The problem I am working on consists of a box of water molecules
between two solid walls of silicon (parallel to the yz plane) in the x
direction. Periodic boundaries are applied along y and z directions,
while fixed boundaries exist in the x-direction. Now, the two walls
are squeezed in the x-direction by a constant delta-x. It is required
that the volume of the water box remain constant, and so the change in
delta-x be compensated by subsequent/proportional increase along y and
z directions. I was looking at the fix box/relax command, but could
not be sure if that would be the right option. Any suggestions about a
suitable command for the above will be very helpful.

Thank you.

Ganesh

dear ganesh,

i think what you want to do is not possible to do the way you
describe it. if you want to keep the water volume constant _and_
use periodic boundaries in y and z, then you have to stretch
the si-walls, which sounds _very_ unreasonable. i am also wondering
what kind of macroscopic system that would model?

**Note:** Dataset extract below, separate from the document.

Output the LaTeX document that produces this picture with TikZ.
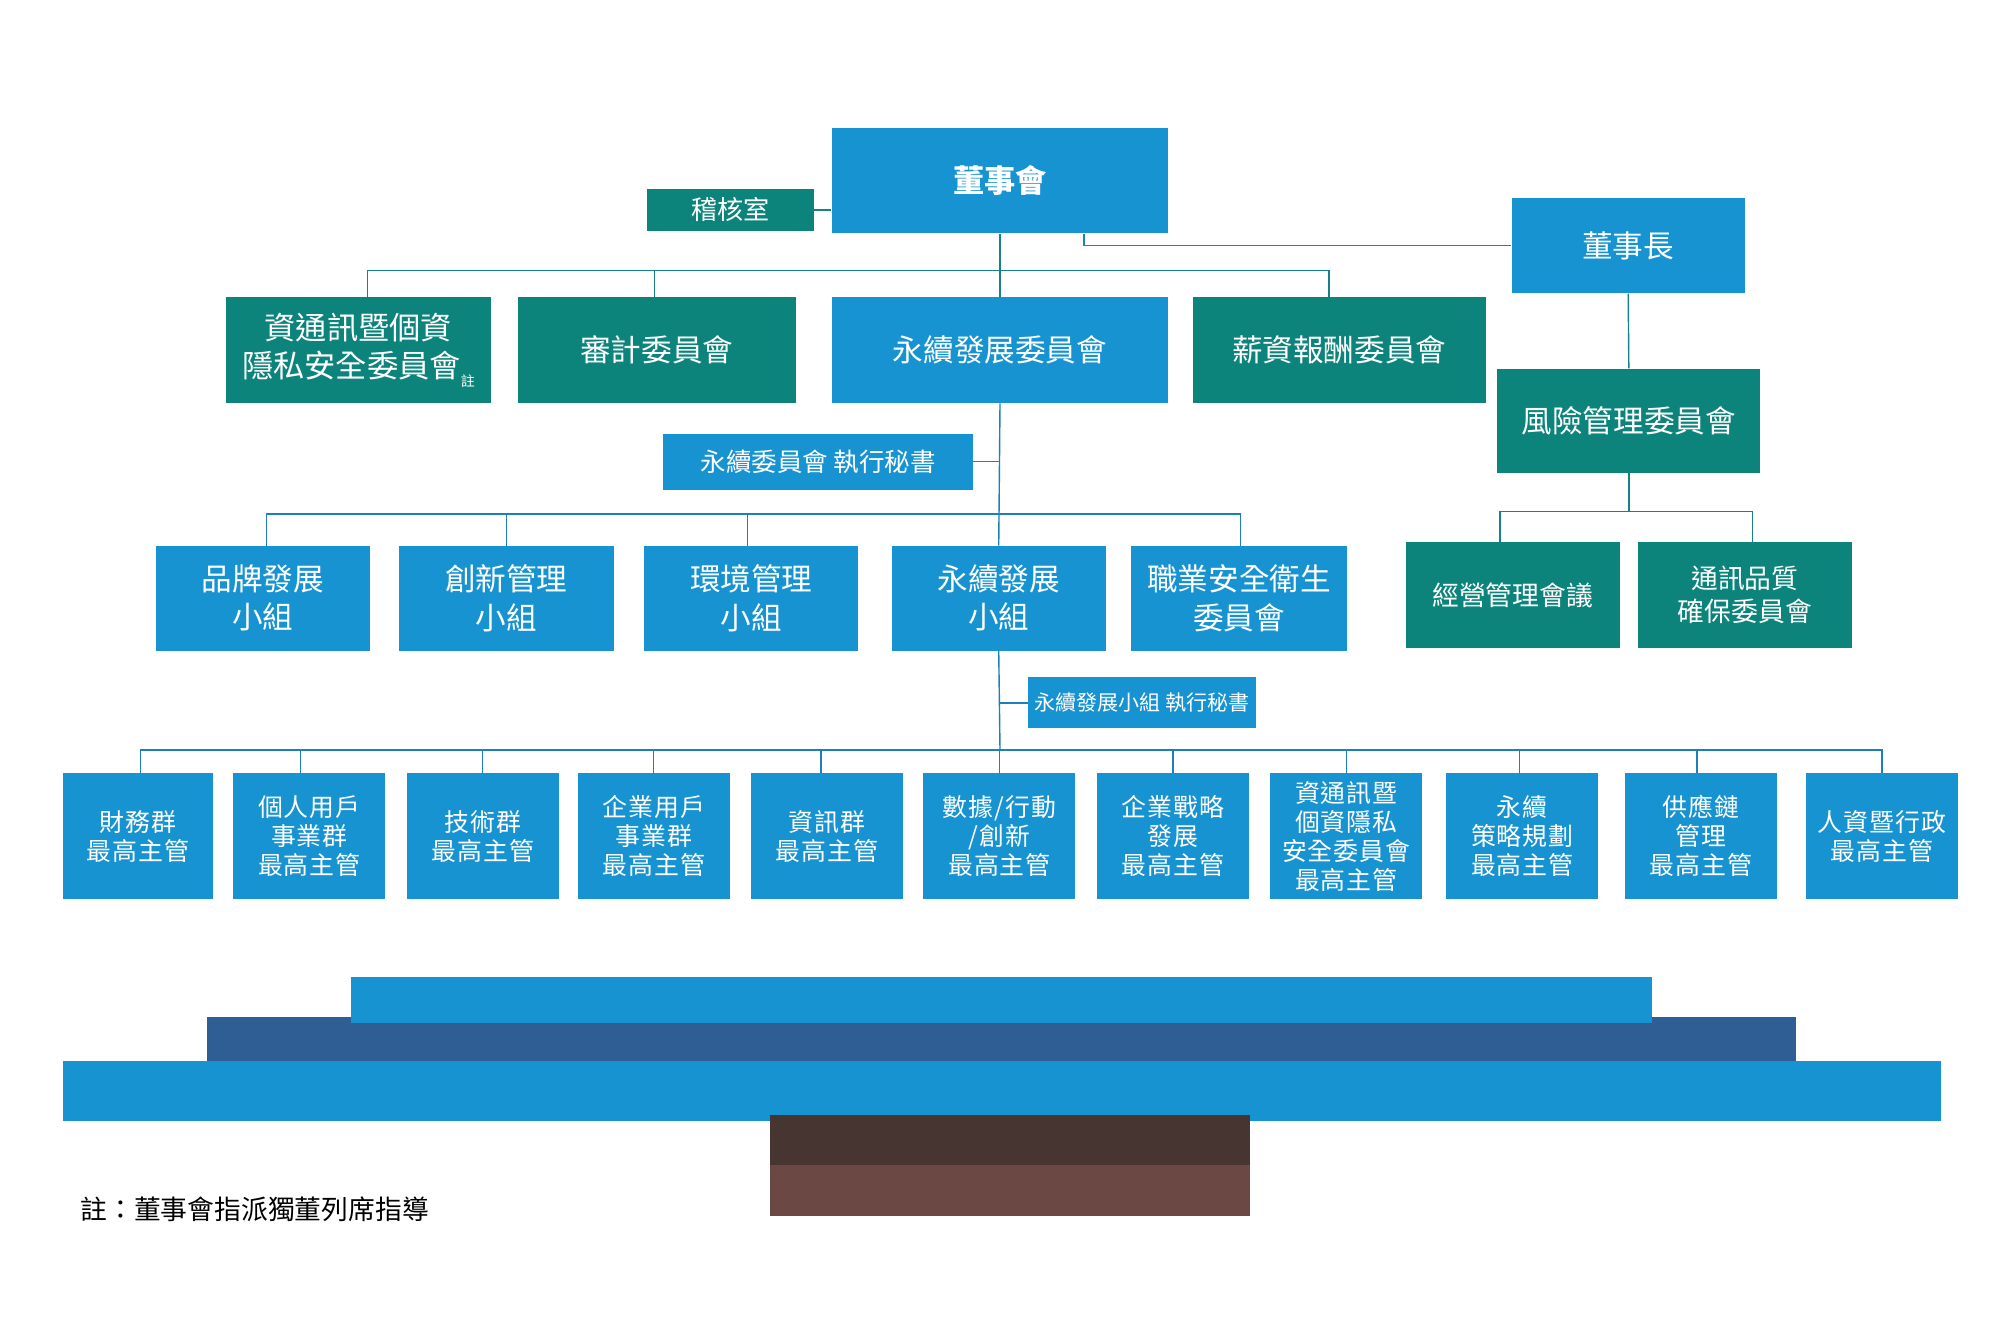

if, however, you want to model a microscopic system, then it would
be _much_ more reasonable to just use large walls and no periodic
boundaries at all.

if the system would be so that it is large in y- and z-dimensions
and small in x-, then having y and z fixed with PBC would sound
much more reasonable and realistic to me, as i would expect the
water density increase under those circumstances, at least on MD
timescales.

cheers,
    axel.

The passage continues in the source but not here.